Dual-polarization huge photonic spin Hall shift and deep-subwavelength sensing based on topological singularities in one-dimensional photonic crystals

Although several efforts have been taken to enhance the photonic spin Hall shift in deep-subwavelength region, according to effective medium theory, the fundamental confliction between near-zero reflection coefficient and near-zero incident angle still hinders the further application. Here, we reveal a fundamental breakdown of effective medium theory due to the existing of topological singularity in deep-subwavelength region in one-dimensional photonic crystals. We find that near the topological singularity, huge photonic spin Hall shift can be achieved for s-polarization and p-polarization.

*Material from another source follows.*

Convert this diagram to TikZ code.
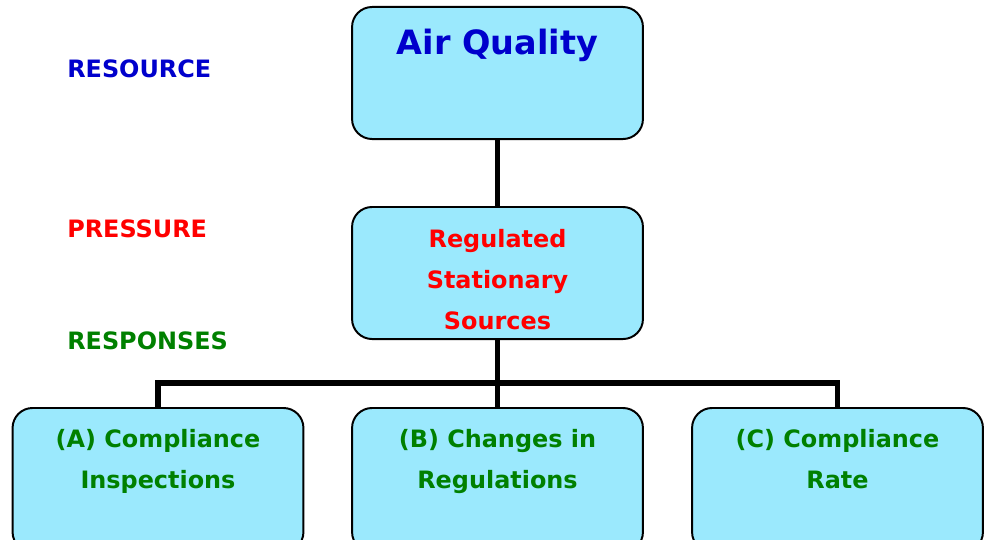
\documentclass[tikz,border=0pt]{standalone}
\usepackage{fontspec}
\setmainfont{DejaVu Sans}
\usetikzlibrary{positioning}
\definecolor{boxcyan}{RGB}{155,233,253}
\definecolor{resblue}{RGB}{0,0,204}
\definecolor{respgreen}{RGB}{0,128,0}

\begin{document}
\begin{tikzpicture} [x=0.025cm,y=-0.025cm,
  box/.style={draw,fill=boxcyan,line width=1.4pt,rounded corners=0.5cm,minimum width=7.27cm,minimum height=3.3cm},
  txt/.style={font=\bfseries\fontsize{17}{29}\selectfont,align=center,inner sep=0pt,text depth=0.25em},
  conn/.style={line width=3.6pt}]
\useasboundingbox (0,0) rectangle (984,539);
\clip (0,0) rectangle (984,539);
\node [box] (aq) at (497.5,73) {};
\node [box] (rss) at (497.5,273) {};
\node [box,minimum height=3.6cm] (ci) at (158,480) {};
\node [box,minimum height=3.6cm] (cr) at (497.5,480) {};
\node [box,minimum height=3.6cm] (rate) at (837.5,480) {};
\coordinate (bus) at (497.5,383);
\draw [conn] (aq) -- (rss);
\draw [conn] (rss) -- (bus);
\draw [conn] (ci.north) |- (bus) -| (rate.north);
\draw [conn] (bus) -- (cr.north);
\node [txt,text=resblue,font=\bfseries\fontsize{23.8}{29}\selectfont] (aqtext) at (497.5,44) {Air Quality};
\node [txt,text=red] (rsstext) at (497.5,281) {Regulated\\Stationary\\Sources};
\node [txt,text=respgreen] (citext) at (158,460.5) {(A) Compliance\\Inspections};
\node [txt,text=respgreen] (crtext) at (497.5,460.5) {(B) Changes in\\Regulations};
\node [txt,text=respgreen] (ratetext) at (837.5,460.5) {(C) Compliance\\Rate};
\node [txt,text=resblue,anchor=west] (resource) at (67,70) {RESOURCE};
\node [txt,text=red,anchor=west] (pressure) at (67,230) {PRESSURE};
\node [txt,text=respgreen,anchor=west] (responses) at (67,342) {RESPONSES};
\end{tikzpicture}
\end{document}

At the topological singularity, the reflected filed is split as dipole-like distribution with zero photonic spin Hall shift for both-polarizations, which is resulted from the interfere of the spin-maintained normal light and spin-flipped abnormal light. Based on the theoretical research, dual-polarizations thickness and dielectric constant sensing devices can be designed in deep-subwavelength region. Further more, by applying more complicated layered structure, multi-channels dual-polarizations detection and broadband dual-polarizations huge spin Hall shift platform can be designed. This work paves the way to exploring the topological properties and polarization control of photonic crystals and provides a prospective method for the design of multi-channels sensitive detection spin optical devices.